INFORMATION SUPPLIED
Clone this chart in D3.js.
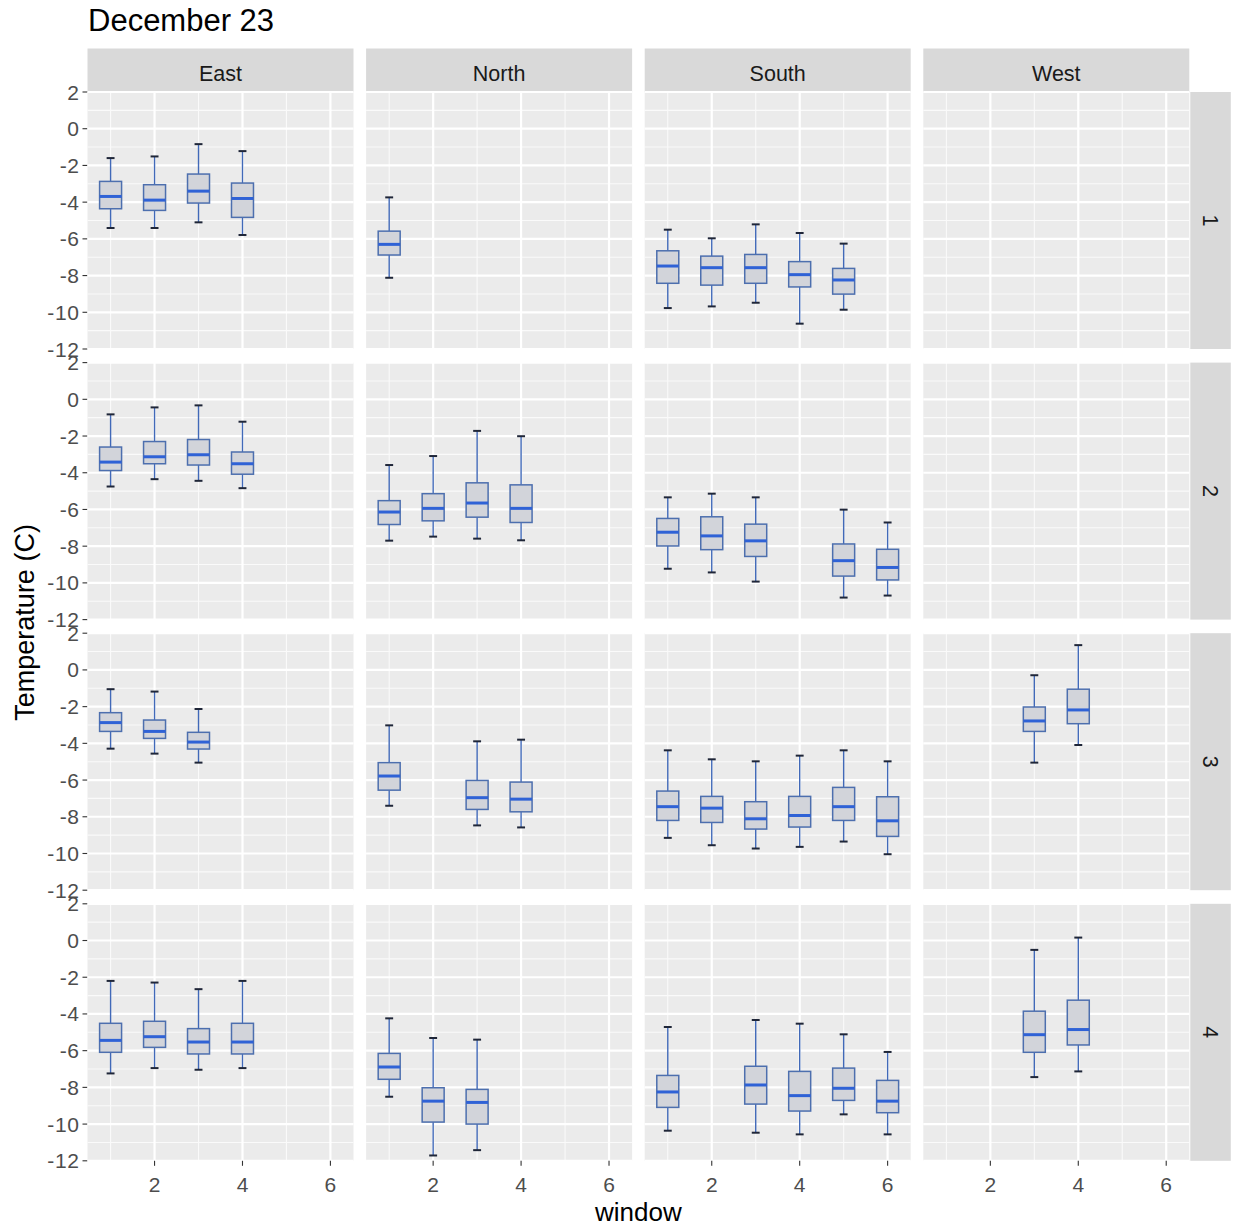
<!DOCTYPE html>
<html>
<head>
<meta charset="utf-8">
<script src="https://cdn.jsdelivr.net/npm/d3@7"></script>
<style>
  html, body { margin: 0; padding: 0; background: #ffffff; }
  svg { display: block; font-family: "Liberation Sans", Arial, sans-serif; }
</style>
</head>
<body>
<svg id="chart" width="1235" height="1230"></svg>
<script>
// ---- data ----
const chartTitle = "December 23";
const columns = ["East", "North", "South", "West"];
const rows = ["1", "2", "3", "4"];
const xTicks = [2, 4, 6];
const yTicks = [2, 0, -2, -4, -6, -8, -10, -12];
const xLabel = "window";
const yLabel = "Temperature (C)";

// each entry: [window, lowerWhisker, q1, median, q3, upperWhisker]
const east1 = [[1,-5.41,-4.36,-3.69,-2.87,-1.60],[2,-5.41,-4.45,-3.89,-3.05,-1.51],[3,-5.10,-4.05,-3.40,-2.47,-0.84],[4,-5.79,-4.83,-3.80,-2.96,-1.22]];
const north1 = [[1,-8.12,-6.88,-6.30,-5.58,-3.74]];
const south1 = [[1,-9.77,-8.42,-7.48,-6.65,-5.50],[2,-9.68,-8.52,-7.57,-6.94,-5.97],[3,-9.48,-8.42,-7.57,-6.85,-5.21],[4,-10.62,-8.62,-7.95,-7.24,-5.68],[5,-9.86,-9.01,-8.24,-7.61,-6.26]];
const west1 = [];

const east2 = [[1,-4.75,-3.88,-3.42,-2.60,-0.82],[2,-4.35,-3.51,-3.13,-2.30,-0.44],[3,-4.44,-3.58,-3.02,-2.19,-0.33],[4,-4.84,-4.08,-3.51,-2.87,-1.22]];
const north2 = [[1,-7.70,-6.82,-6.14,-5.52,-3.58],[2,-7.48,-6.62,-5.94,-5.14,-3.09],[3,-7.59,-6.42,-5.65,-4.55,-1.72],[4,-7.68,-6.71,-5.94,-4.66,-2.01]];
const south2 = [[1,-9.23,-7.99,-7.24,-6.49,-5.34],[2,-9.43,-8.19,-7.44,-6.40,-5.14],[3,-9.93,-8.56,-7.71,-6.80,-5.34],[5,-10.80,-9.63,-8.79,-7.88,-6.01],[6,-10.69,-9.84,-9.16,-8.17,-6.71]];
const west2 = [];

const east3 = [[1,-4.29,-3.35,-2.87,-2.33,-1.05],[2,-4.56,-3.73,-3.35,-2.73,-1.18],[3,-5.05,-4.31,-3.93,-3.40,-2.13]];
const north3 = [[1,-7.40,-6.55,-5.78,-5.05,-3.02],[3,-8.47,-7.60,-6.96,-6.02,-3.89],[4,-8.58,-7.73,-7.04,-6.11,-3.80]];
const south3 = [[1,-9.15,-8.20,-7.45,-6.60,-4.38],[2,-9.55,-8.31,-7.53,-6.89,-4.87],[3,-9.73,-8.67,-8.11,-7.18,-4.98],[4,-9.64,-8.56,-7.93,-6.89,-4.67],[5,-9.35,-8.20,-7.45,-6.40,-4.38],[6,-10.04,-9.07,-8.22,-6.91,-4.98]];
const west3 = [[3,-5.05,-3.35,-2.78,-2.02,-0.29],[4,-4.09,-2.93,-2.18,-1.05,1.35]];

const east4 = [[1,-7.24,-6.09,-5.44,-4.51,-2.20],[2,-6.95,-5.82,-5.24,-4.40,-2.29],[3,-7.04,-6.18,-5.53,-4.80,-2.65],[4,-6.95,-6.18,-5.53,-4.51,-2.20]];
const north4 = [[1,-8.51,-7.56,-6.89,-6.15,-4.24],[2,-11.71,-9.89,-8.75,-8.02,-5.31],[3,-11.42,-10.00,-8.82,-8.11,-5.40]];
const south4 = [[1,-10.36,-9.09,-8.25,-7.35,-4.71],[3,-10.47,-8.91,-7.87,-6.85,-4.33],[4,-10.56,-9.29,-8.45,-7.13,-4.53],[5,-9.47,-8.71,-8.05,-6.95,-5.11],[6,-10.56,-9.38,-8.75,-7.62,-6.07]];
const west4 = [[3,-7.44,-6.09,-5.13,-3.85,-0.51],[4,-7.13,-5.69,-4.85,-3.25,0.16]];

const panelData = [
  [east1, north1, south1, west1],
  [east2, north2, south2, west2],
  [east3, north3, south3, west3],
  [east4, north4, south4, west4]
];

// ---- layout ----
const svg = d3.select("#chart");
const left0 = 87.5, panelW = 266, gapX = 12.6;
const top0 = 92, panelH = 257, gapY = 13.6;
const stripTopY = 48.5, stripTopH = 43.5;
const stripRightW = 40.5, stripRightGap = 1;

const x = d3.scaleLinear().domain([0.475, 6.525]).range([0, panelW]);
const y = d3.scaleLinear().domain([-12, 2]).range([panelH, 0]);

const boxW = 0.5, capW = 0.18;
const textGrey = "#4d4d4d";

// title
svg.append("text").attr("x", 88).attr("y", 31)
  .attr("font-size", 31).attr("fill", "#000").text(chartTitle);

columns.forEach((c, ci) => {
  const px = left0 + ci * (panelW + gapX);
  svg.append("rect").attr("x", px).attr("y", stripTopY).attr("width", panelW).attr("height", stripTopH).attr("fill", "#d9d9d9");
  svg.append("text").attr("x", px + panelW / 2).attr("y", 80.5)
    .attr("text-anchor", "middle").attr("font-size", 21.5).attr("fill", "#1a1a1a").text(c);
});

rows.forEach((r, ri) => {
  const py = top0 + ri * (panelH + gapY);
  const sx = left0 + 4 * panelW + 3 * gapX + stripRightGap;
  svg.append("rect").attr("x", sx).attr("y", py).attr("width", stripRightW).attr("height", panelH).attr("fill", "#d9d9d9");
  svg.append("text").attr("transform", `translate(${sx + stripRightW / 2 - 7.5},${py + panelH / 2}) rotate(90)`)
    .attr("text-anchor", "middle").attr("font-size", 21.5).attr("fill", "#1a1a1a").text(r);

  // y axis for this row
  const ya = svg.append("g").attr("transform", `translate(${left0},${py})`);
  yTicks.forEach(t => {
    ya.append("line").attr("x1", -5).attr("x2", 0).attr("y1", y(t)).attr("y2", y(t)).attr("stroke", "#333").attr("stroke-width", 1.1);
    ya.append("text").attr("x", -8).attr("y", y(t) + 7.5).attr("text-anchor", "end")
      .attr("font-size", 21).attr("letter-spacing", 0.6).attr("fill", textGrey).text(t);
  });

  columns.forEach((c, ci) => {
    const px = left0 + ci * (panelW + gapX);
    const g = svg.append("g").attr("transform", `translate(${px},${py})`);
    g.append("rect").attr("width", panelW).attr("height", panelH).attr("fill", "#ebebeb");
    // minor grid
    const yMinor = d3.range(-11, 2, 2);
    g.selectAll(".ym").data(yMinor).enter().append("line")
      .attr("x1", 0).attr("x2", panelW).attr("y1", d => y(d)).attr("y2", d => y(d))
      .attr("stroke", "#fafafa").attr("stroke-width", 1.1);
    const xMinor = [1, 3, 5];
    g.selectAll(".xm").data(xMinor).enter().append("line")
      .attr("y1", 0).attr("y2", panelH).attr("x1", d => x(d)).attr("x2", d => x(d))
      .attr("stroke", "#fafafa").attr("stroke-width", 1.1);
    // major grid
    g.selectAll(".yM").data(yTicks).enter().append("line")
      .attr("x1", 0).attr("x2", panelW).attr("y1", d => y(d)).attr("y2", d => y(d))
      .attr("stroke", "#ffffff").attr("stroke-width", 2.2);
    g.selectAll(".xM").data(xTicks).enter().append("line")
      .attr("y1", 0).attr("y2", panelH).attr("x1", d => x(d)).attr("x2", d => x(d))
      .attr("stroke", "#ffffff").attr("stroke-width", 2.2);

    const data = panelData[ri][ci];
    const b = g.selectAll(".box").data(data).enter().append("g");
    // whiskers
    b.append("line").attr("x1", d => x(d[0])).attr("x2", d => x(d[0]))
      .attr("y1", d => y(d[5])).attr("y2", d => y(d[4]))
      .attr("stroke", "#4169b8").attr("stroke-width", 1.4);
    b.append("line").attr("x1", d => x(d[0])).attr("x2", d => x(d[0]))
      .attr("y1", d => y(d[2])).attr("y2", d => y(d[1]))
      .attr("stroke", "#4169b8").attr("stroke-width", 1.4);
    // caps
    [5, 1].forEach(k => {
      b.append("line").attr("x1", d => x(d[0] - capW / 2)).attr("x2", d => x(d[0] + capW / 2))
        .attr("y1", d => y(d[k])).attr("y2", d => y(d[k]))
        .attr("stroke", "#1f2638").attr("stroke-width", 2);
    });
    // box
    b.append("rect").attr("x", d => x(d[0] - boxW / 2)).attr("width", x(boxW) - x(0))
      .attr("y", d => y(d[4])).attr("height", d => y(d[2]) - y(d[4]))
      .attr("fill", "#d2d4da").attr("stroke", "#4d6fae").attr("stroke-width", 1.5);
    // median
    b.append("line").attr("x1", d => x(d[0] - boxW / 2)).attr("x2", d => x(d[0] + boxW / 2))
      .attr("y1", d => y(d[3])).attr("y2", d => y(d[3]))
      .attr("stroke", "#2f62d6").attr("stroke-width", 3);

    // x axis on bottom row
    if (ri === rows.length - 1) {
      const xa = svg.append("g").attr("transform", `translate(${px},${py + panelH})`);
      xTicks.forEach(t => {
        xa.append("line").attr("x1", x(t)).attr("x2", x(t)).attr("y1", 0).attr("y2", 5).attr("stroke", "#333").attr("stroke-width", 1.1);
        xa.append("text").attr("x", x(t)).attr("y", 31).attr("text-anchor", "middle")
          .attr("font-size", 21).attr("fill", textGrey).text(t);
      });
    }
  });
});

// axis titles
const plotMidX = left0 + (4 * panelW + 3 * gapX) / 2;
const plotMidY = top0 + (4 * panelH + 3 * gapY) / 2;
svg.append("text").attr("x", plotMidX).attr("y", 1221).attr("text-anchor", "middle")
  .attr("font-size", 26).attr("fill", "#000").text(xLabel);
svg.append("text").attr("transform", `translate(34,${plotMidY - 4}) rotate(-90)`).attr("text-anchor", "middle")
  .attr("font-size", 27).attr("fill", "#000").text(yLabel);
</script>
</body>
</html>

==

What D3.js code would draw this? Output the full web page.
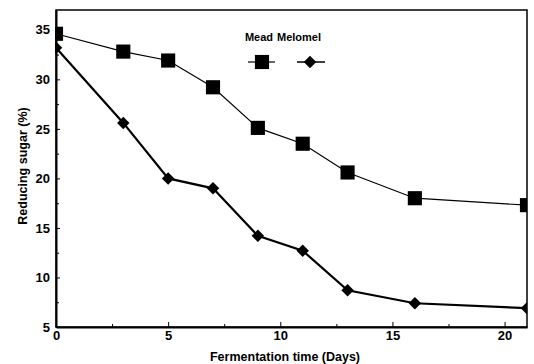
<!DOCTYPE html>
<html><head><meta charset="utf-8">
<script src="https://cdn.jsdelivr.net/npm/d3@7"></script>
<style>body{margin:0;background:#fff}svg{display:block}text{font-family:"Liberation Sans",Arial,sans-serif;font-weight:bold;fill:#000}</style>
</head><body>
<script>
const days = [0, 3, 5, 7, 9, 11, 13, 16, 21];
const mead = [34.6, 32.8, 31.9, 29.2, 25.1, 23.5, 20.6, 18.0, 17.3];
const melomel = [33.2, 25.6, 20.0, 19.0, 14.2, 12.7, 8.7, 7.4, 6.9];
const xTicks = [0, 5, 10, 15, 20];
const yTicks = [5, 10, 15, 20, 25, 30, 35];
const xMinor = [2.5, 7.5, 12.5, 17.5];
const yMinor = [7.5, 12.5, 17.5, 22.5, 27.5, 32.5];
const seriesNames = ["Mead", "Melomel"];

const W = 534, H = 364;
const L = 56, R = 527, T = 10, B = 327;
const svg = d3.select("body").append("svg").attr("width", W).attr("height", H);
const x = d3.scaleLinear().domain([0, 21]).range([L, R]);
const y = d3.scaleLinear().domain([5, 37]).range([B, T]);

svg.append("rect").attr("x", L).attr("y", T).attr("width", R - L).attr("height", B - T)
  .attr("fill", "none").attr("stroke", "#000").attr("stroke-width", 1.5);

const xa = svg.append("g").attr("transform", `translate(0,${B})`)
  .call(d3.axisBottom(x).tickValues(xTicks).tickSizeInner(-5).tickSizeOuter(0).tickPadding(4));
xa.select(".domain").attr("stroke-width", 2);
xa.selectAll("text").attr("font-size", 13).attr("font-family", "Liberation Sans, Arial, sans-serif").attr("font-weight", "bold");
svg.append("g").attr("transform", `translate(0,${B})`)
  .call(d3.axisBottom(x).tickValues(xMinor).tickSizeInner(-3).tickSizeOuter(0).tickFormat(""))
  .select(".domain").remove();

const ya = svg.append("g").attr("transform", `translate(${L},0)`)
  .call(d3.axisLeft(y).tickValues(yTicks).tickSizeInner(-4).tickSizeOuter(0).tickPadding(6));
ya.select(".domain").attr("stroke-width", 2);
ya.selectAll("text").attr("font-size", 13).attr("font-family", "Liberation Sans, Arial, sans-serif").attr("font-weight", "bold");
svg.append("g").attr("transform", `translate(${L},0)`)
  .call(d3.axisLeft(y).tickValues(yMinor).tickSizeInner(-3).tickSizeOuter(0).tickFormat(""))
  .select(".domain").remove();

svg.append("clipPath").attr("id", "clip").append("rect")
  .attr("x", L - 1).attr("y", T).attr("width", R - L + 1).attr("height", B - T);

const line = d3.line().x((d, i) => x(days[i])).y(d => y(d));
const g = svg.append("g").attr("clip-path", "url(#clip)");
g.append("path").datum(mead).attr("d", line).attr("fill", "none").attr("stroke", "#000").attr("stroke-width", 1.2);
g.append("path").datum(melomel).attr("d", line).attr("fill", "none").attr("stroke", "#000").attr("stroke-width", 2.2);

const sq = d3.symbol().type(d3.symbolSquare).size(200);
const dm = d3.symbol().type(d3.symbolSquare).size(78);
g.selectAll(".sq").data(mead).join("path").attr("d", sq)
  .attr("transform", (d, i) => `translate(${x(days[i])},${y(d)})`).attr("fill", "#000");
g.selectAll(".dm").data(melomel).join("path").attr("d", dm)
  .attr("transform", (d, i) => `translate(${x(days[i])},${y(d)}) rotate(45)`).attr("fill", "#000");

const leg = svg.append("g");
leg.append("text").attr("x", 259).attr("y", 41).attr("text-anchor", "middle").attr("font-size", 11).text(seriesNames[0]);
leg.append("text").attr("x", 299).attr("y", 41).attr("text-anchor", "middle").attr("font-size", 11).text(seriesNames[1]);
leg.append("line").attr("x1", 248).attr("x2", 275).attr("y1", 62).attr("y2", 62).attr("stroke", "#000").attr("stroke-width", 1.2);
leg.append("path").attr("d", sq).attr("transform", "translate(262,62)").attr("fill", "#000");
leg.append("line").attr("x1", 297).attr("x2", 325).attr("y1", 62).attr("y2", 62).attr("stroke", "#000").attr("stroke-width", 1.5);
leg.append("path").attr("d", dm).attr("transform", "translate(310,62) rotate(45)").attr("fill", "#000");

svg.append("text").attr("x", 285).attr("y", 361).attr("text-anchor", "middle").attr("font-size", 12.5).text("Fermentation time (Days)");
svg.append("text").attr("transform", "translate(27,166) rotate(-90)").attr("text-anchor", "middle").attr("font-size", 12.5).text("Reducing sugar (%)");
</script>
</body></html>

...

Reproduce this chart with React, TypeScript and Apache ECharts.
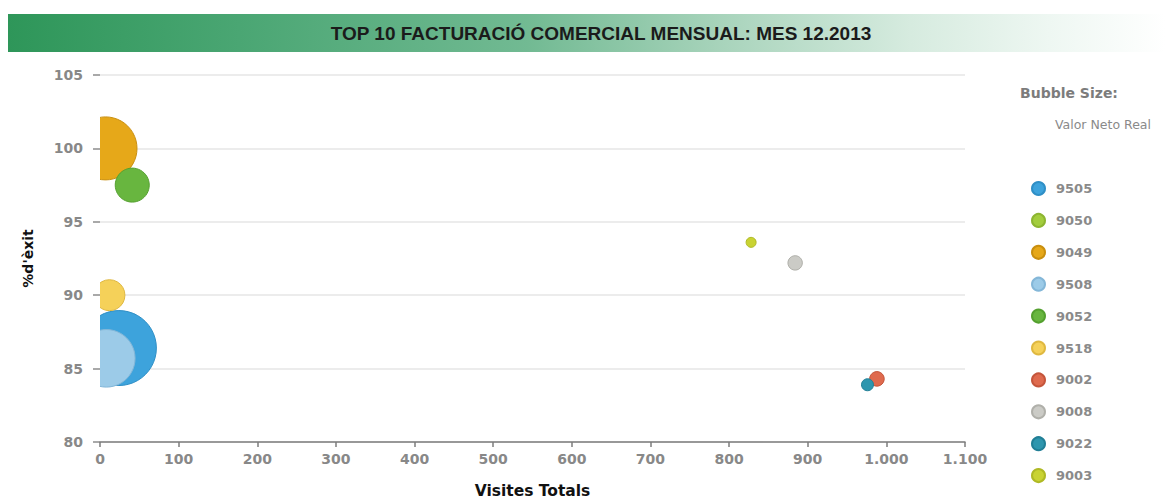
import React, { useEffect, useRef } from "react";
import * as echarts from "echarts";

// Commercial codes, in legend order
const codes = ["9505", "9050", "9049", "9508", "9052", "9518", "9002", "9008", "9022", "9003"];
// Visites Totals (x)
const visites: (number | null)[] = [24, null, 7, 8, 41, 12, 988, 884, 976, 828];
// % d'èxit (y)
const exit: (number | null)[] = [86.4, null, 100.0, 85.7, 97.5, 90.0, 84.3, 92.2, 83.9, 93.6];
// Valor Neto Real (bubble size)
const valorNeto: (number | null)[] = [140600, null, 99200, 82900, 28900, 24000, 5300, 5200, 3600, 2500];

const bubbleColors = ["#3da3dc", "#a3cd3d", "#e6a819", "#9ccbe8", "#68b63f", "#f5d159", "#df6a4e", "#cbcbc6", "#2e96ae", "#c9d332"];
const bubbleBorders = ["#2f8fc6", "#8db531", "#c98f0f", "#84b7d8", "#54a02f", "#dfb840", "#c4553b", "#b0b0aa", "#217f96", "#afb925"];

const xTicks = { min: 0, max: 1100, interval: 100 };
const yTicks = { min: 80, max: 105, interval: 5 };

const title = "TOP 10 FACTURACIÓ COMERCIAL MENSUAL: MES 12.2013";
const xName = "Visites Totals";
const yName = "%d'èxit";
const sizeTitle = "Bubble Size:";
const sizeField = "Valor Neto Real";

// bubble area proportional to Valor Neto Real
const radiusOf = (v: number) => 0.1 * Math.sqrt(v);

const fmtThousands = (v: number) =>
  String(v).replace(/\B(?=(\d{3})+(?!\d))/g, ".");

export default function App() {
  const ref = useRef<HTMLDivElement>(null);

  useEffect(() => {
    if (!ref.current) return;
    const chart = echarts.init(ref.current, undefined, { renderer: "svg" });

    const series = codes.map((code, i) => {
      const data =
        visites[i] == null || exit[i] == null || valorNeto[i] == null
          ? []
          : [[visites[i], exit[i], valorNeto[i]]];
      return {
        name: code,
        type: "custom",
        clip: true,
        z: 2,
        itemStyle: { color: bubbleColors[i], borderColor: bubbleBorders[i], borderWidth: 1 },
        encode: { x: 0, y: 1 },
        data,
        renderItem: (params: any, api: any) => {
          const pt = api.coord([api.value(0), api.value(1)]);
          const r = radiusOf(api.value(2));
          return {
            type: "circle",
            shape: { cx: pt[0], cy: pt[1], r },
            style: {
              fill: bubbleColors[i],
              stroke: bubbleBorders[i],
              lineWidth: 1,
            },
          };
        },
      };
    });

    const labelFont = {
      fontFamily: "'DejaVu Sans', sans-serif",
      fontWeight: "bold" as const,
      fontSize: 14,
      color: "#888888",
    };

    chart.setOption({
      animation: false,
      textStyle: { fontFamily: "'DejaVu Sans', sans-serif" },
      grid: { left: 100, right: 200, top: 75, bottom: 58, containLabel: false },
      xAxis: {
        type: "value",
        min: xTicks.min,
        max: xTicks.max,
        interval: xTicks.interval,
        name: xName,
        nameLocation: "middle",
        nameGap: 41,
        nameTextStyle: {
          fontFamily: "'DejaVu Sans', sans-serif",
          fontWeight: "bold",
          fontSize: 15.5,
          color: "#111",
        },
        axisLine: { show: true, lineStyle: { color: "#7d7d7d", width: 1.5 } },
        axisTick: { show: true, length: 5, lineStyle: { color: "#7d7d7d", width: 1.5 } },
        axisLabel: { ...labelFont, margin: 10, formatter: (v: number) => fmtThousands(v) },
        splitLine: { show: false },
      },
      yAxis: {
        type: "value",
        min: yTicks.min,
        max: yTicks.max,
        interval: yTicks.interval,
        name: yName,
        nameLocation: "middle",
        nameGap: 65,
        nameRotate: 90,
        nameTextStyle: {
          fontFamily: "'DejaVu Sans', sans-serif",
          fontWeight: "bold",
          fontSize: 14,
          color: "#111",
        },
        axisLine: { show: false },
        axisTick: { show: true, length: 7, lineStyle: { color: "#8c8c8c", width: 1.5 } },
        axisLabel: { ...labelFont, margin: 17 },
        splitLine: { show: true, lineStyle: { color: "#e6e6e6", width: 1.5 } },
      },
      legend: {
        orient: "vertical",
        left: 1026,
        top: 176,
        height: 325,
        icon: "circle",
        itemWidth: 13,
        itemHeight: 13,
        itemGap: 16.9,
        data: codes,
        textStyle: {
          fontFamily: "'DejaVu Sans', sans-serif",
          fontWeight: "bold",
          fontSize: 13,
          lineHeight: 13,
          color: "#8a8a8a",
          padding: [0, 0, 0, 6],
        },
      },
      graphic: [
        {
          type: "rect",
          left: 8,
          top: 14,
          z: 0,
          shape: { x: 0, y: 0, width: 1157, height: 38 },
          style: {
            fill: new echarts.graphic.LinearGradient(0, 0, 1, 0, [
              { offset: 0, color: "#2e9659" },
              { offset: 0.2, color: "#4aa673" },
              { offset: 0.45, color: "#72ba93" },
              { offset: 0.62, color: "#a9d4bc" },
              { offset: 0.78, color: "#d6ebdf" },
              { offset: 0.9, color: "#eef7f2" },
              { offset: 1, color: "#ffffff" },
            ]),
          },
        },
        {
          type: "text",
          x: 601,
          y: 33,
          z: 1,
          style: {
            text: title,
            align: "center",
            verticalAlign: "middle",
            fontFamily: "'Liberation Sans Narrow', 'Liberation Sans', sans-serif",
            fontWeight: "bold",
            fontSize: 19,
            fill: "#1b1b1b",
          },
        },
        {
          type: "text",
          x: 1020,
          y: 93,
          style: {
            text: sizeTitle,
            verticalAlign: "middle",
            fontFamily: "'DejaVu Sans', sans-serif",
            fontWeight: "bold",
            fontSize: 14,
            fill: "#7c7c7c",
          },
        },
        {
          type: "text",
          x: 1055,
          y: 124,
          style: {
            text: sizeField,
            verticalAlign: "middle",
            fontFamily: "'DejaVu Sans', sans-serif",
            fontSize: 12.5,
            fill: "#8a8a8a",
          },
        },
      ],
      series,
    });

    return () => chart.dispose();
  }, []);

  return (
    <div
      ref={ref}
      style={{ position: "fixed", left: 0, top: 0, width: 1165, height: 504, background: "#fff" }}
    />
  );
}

THE REQUEST
Select every line above that contains the word "React", and copy it.

CORRECT RESPONSE
Reproduce this chart with React, TypeScript and Apache ECharts.
import React, { useEffect, useRef } from "react";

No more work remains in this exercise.